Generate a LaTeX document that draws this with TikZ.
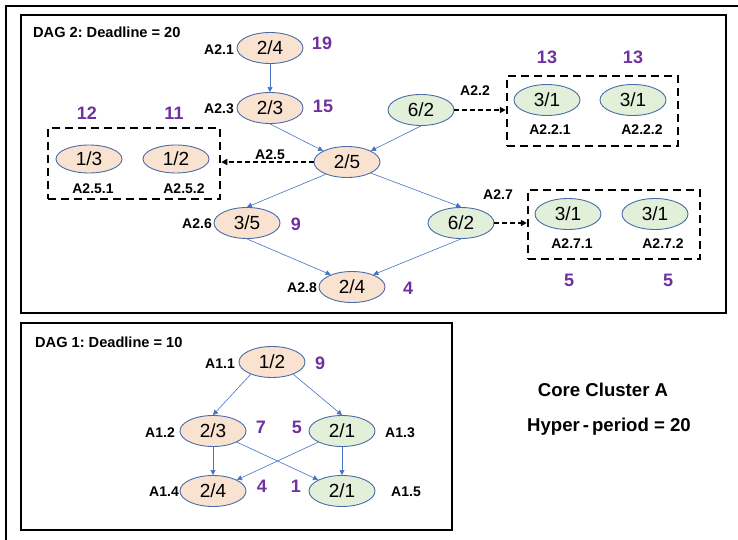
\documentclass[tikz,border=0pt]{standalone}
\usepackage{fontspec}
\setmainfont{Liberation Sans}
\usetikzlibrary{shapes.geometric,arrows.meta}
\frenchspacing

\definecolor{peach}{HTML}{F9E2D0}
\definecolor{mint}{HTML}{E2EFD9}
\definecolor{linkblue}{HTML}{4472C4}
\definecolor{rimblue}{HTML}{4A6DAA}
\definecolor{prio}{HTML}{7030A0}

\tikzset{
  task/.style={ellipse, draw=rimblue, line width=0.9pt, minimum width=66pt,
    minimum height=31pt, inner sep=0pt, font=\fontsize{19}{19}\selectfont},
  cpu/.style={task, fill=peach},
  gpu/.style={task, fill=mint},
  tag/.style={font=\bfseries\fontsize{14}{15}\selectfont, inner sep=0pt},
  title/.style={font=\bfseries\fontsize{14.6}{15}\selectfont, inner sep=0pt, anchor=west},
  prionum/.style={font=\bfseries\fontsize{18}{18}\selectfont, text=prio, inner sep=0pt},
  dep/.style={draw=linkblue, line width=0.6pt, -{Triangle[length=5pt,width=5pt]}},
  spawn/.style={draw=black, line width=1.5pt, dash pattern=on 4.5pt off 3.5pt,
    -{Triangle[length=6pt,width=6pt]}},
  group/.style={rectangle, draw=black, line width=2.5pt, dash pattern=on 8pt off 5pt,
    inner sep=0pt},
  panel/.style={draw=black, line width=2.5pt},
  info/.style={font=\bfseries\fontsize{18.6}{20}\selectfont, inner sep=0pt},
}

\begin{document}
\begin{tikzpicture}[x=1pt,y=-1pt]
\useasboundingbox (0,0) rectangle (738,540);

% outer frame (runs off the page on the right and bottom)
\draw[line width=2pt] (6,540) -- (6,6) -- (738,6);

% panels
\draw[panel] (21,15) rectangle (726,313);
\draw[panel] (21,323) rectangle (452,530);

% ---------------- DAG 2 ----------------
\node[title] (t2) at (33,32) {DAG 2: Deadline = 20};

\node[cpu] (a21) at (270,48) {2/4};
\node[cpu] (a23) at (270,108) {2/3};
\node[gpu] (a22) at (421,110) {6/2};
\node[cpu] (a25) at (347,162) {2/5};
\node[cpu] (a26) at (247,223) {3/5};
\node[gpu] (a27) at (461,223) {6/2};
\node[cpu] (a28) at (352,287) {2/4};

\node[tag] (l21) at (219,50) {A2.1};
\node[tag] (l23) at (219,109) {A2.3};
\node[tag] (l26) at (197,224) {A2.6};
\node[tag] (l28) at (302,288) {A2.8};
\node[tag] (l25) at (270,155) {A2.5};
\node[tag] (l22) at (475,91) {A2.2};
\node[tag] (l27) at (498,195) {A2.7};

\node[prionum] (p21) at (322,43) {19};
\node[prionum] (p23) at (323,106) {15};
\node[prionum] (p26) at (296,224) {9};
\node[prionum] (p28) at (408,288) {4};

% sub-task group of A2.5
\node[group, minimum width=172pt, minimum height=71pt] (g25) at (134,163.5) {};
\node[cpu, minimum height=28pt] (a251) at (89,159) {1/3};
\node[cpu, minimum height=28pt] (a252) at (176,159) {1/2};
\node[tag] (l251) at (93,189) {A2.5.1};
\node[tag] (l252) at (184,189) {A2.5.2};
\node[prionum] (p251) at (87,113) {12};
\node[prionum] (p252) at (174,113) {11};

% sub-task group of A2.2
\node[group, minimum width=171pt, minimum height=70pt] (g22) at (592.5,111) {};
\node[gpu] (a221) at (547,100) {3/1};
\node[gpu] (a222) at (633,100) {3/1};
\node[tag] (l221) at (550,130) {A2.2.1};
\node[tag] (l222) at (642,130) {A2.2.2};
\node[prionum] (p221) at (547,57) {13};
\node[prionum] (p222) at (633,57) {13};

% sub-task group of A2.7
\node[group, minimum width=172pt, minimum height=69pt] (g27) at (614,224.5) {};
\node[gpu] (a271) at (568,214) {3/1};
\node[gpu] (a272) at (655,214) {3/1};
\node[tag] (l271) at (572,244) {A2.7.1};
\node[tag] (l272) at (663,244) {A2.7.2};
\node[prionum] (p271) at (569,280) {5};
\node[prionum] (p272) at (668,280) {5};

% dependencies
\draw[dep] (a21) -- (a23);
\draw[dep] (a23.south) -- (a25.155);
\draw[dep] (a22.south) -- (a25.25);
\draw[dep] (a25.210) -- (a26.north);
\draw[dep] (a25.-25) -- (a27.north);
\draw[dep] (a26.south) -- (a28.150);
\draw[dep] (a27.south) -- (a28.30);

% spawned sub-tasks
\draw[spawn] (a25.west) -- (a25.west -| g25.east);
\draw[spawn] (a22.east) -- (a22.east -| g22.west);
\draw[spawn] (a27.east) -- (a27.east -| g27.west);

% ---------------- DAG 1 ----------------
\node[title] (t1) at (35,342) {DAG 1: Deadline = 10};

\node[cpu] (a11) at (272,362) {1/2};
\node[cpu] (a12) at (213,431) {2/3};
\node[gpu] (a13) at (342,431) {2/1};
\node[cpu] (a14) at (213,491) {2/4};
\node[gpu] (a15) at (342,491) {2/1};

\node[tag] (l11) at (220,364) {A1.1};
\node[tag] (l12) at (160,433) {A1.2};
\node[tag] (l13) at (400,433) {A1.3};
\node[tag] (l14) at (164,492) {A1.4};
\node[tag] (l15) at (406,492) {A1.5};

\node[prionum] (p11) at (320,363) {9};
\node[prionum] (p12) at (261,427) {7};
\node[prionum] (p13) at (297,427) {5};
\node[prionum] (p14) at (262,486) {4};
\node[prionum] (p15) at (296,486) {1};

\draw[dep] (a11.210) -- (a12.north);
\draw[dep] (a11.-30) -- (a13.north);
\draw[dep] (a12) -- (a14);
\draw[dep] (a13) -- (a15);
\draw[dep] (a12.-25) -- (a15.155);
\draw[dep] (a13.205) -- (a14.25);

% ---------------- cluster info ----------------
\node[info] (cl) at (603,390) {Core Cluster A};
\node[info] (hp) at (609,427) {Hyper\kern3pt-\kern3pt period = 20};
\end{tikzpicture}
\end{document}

# # # # # # #

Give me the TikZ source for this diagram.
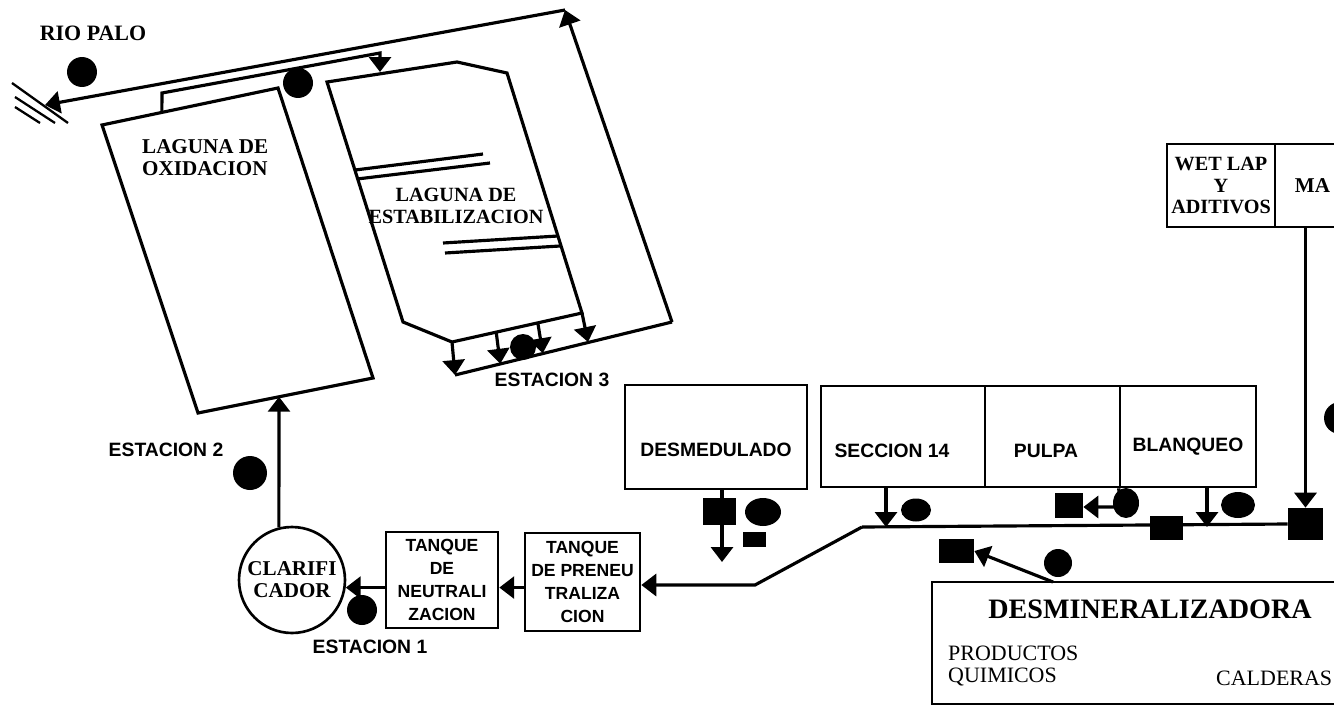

# # # # # # #

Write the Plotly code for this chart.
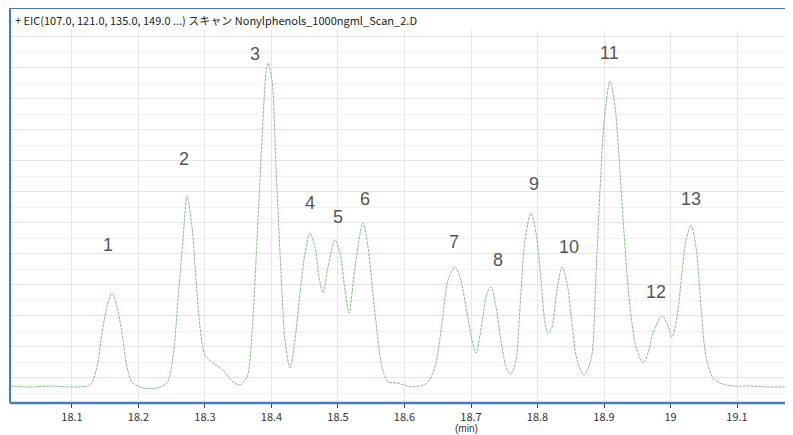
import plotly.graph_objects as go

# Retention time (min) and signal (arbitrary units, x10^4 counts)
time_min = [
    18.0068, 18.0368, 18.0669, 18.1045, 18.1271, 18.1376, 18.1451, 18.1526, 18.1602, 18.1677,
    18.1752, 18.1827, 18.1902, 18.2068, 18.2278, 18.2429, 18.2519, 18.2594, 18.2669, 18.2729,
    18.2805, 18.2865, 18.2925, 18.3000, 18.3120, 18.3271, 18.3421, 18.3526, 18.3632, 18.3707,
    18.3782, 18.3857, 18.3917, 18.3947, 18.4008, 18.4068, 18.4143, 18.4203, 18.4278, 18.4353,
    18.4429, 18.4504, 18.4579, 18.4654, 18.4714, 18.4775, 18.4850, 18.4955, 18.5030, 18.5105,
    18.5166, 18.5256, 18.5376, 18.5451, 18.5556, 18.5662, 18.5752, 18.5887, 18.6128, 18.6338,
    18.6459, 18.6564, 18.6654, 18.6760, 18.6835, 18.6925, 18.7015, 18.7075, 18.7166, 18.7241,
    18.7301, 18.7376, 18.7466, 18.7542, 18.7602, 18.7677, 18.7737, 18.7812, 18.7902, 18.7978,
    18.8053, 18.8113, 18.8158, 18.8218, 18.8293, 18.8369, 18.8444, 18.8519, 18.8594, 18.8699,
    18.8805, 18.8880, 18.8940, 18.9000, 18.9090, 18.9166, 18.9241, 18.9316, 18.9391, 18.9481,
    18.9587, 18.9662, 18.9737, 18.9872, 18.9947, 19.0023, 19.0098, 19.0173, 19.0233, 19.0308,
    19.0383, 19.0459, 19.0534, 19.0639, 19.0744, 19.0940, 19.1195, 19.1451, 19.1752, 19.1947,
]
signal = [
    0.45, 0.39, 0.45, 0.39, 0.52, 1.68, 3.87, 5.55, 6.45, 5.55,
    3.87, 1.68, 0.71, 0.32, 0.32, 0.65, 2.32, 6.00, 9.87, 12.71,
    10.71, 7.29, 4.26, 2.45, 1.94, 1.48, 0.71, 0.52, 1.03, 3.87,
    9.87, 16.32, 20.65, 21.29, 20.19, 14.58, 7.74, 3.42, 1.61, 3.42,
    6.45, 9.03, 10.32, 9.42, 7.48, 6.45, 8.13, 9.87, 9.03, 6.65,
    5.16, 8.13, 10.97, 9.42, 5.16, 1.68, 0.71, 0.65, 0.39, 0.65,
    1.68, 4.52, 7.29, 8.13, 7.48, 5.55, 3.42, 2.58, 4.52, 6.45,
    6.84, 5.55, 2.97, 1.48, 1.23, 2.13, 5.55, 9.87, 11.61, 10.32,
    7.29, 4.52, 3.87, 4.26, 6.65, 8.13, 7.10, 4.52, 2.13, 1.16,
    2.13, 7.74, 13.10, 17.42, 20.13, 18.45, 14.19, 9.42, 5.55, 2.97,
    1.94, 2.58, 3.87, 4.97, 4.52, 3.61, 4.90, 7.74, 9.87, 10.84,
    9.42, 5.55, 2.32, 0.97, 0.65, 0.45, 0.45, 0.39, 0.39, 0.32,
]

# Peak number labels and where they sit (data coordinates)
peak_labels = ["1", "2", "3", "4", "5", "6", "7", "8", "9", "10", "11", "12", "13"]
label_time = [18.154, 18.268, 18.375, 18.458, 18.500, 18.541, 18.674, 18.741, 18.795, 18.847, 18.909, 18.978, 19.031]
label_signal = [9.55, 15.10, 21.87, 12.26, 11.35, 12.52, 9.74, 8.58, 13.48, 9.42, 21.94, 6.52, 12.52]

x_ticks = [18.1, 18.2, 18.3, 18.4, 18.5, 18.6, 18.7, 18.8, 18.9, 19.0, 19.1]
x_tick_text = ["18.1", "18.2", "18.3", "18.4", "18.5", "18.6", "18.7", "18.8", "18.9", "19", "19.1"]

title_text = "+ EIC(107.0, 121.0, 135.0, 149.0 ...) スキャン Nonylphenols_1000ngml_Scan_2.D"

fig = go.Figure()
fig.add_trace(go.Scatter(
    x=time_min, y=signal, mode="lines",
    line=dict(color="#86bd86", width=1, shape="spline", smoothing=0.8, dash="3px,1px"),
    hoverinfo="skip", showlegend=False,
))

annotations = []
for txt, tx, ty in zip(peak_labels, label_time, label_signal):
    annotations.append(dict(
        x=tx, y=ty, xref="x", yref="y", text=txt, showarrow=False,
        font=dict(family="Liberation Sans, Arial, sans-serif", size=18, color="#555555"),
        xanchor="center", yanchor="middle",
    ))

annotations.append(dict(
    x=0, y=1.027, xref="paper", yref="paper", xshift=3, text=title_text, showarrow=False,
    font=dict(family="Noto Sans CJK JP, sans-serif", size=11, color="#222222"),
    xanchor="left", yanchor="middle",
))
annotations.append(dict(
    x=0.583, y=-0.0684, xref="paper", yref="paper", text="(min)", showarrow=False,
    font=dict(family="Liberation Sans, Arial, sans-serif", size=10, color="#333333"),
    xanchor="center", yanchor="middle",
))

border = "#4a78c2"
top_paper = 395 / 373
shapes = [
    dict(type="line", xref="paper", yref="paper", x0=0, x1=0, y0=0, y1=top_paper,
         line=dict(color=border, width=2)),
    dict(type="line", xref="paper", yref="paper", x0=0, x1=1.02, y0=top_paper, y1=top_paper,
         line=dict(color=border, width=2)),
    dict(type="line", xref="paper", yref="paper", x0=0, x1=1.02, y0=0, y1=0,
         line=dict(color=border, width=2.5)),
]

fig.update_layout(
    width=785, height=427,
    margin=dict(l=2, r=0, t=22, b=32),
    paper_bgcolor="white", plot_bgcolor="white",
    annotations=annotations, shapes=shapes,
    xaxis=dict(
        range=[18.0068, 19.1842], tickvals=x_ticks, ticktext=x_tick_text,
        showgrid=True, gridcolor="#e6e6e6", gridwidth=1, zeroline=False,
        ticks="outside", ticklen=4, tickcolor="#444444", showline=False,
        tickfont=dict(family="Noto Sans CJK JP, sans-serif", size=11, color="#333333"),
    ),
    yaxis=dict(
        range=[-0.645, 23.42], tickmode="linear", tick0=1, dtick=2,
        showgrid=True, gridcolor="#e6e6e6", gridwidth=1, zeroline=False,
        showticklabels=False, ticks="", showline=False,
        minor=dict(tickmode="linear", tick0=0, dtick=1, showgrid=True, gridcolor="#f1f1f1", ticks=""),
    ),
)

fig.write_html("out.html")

# # # # # # #

▶ _What you need to do_
Nothing but the lines from the one containing "Write the Plotly code for this chart." through the one containing "import plotly.graph_objects as go" should be echoed, each exactly as it stands; pictures are excluded.

▶ _Finished exercise_
Write the Plotly code for this chart.
import plotly.graph_objects as go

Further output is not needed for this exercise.